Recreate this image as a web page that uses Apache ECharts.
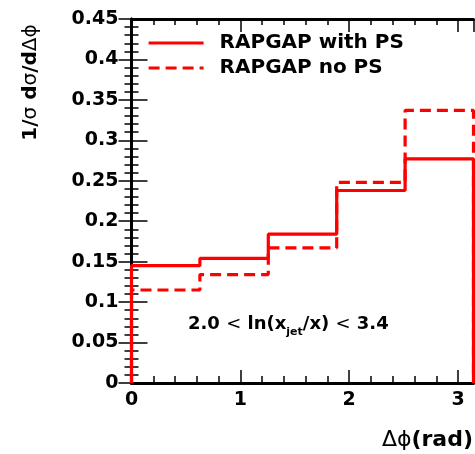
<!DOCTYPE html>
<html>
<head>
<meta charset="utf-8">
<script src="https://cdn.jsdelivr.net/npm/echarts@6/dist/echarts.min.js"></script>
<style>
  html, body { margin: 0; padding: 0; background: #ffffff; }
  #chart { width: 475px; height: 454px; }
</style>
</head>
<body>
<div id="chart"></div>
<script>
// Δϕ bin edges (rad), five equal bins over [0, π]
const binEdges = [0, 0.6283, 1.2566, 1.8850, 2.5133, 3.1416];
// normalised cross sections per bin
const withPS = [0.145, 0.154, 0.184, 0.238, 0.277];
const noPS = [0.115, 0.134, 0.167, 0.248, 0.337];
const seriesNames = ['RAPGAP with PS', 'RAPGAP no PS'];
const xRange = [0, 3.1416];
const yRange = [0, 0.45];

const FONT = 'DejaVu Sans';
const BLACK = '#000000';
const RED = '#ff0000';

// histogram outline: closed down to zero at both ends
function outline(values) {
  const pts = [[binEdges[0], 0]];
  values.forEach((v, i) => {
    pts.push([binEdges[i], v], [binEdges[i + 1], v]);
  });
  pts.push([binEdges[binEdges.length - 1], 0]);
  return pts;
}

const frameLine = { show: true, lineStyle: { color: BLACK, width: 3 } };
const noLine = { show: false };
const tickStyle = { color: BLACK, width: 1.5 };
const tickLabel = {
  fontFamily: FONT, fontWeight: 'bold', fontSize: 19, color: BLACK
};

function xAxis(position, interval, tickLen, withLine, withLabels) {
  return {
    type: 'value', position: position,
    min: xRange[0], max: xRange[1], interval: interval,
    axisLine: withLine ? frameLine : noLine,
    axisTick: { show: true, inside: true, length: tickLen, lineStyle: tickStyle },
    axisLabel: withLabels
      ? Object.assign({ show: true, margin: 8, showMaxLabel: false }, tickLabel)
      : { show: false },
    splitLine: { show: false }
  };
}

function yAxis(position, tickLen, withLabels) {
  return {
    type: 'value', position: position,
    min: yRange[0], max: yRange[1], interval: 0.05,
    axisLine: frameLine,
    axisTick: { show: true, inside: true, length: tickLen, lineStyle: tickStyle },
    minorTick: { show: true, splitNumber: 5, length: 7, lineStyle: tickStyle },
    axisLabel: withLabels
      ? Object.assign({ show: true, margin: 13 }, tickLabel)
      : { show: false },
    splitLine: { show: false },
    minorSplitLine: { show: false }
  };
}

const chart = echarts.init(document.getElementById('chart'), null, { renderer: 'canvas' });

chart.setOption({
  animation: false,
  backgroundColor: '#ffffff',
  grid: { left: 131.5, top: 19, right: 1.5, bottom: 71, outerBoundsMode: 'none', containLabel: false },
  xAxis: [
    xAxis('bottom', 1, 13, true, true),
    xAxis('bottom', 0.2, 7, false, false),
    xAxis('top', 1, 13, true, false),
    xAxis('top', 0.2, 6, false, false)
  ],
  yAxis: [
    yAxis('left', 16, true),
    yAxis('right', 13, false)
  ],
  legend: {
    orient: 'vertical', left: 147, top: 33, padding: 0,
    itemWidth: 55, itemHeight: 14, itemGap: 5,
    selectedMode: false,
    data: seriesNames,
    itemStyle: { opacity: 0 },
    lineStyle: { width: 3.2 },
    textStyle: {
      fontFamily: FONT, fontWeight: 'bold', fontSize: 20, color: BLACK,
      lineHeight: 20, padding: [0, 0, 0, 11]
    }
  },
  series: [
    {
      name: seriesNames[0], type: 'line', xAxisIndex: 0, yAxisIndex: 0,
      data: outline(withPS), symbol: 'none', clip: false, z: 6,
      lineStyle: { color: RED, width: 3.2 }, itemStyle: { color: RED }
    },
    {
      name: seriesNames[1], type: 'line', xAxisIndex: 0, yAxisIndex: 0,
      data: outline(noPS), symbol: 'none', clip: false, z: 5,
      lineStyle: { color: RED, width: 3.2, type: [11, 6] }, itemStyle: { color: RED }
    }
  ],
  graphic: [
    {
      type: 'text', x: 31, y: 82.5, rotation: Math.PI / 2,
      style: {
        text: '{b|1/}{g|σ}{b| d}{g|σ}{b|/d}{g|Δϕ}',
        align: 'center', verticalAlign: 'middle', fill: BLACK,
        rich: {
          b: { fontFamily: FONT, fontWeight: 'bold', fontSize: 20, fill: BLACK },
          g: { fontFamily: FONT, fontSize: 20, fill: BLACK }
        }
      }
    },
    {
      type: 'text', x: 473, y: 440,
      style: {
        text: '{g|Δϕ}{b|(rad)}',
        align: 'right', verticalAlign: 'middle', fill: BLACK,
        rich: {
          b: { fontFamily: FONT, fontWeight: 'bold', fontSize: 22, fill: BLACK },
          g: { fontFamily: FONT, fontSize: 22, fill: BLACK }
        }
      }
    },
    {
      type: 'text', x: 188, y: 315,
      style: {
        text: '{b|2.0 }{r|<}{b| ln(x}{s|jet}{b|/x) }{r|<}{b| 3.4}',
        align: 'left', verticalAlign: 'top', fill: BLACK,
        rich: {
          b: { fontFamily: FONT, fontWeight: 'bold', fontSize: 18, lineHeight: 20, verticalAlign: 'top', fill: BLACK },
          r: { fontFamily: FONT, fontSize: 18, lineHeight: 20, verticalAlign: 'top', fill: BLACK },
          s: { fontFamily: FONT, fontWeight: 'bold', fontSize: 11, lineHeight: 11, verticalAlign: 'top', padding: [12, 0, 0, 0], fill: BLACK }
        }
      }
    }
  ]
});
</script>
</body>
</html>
+ + + +
Stated goal
Pictures are excluded; output everything else in the data verbatim.

Worked answer
Recreate this image as a web page that uses Apache ECharts.
<!DOCTYPE html>
<html>
<head>
<meta charset="utf-8">
<script src="https://cdn.jsdelivr.net/npm/echarts@6/dist/echarts.min.js"></script>
<style>
  html, body { margin: 0; padding: 0; background: #ffffff; }
  #chart { width: 475px; height: 454px; }
</style>
</head>
<body>
<div id="chart"></div>
<script>
// Δϕ bin edges (rad), five equal bins over [0, π]
const binEdges = [0, 0.6283, 1.2566, 1.8850, 2.5133, 3.1416];
// normalised cross sections per bin
const withPS = [0.145, 0.154, 0.184, 0.238, 0.277];
const noPS = [0.115, 0.134, 0.167, 0.248, 0.337];
const seriesNames = ['RAPGAP with PS', 'RAPGAP no PS'];
const xRange = [0, 3.1416];
const yRange = [0, 0.45];

const FONT = 'DejaVu Sans';
const BLACK = '#000000';
const RED = '#ff0000';

// histogram outline: closed down to zero at both ends
function outline(values) {
  const pts = [[binEdges[0], 0]];
  values.forEach((v, i) => {
    pts.push([binEdges[i], v], [binEdges[i + 1], v]);
  });
  pts.push([binEdges[binEdges.length - 1], 0]);
  return pts;
}

const frameLine = { show: true, lineStyle: { color: BLACK, width: 3 } };
const noLine = { show: false };
const tickStyle = { color: BLACK, width: 1.5 };
const tickLabel = {
  fontFamily: FONT, fontWeight: 'bold', fontSize: 19, color: BLACK
};

function xAxis(position, interval, tickLen, withLine, withLabels) {
  return {
    type: 'value', position: position,
    min: xRange[0], max: xRange[1], interval: interval,
    axisLine: withLine ? frameLine : noLine,
    axisTick: { show: true, inside: true, length: tickLen, lineStyle: tickStyle },
    axisLabel: withLabels
      ? Object.assign({ show: true, margin: 8, showMaxLabel: false }, tickLabel)
      : { show: false },
    splitLine: { show: false }
  };
}

function yAxis(position, tickLen, withLabels) {
  return {
    type: 'value', position: position,
    min: yRange[0], max: yRange[1], interval: 0.05,
    axisLine: frameLine,
    axisTick: { show: true, inside: true, length: tickLen, lineStyle: tickStyle },
    minorTick: { show: true, splitNumber: 5, length: 7, lineStyle: tickStyle },
    axisLabel: withLabels
      ? Object.assign({ show: true, margin: 13 }, tickLabel)
      : { show: false },
    splitLine: { show: false },
    minorSplitLine: { show: false }
  };
}

const chart = echarts.init(document.getElementById('chart'), null, { renderer: 'canvas' });

chart.setOption({
  animation: false,
  backgroundColor: '#ffffff',
  grid: { left: 131.5, top: 19, right: 1.5, bottom: 71, outerBoundsMode: 'none', containLabel: false },
  xAxis: [
    xAxis('bottom', 1, 13, true, true),
    xAxis('bottom', 0.2, 7, false, false),
    xAxis('top', 1, 13, true, false),
    xAxis('top', 0.2, 6, false, false)
  ],
  yAxis: [
    yAxis('left', 16, true),
    yAxis('right', 13, false)
  ],
  legend: {
    orient: 'vertical', left: 147, top: 33, padding: 0,
    itemWidth: 55, itemHeight: 14, itemGap: 5,
    selectedMode: false,
    data: seriesNames,
    itemStyle: { opacity: 0 },
    lineStyle: { width: 3.2 },
    textStyle: {
      fontFamily: FONT, fontWeight: 'bold', fontSize: 20, color: BLACK,
      lineHeight: 20, padding: [0, 0, 0, 11]
    }
  },
  series: [
    {
      name: seriesNames[0], type: 'line', xAxisIndex: 0, yAxisIndex: 0,
      data: outline(withPS), symbol: 'none', clip: false, z: 6,
      lineStyle: { color: RED, width: 3.2 }, itemStyle: { color: RED }
    },
    {
      name: seriesNames[1], type: 'line', xAxisIndex: 0, yAxisIndex: 0,
      data: outline(noPS), symbol: 'none', clip: false, z: 5,
      lineStyle: { color: RED, width: 3.2, type: [11, 6] }, itemStyle: { color: RED }
    }
  ],
  graphic: [
    {
      type: 'text', x: 31, y: 82.5, rotation: Math.PI / 2,
      style: {
        text: '{b|1/}{g|σ}{b| d}{g|σ}{b|/d}{g|Δϕ}',
        align: 'center', verticalAlign: 'middle', fill: BLACK,
        rich: {
          b: { fontFamily: FONT, fontWeight: 'bold', fontSize: 20, fill: BLACK },
          g: { fontFamily: FONT, fontSize: 20, fill: BLACK }
        }
      }
    },
    {
      type: 'text', x: 473, y: 440,
      style: {
        text: '{g|Δϕ}{b|(rad)}',
        align: 'right', verticalAlign: 'middle', fill: BLACK,
        rich: {
          b: { fontFamily: FONT, fontWeight: 'bold', fontSize: 22, fill: BLACK },
          g: { fontFamily: FONT, fontSize: 22, fill: BLACK }
        }
      }
    },
    {
      type: 'text', x: 188, y: 315,
      style: {
        text: '{b|2.0 }{r|<}{b| ln(x}{s|jet}{b|/x) }{r|<}{b| 3.4}',
        align: 'left', verticalAlign: 'top', fill: BLACK,
        rich: {
          b: { fontFamily: FONT, fontWeight: 'bold', fontSize: 18, lineHeight: 20, verticalAlign: 'top', fill: BLACK },
          r: { fontFamily: FONT, fontSize: 18, lineHeight: 20, verticalAlign: 'top', fill: BLACK },
          s: { fontFamily: FONT, fontWeight: 'bold', fontSize: 11, lineHeight: 11, verticalAlign: 'top', padding: [12, 0, 0, 0], fill: BLACK }
        }
      }
    }
  ]
});
</script>
</body>
</html>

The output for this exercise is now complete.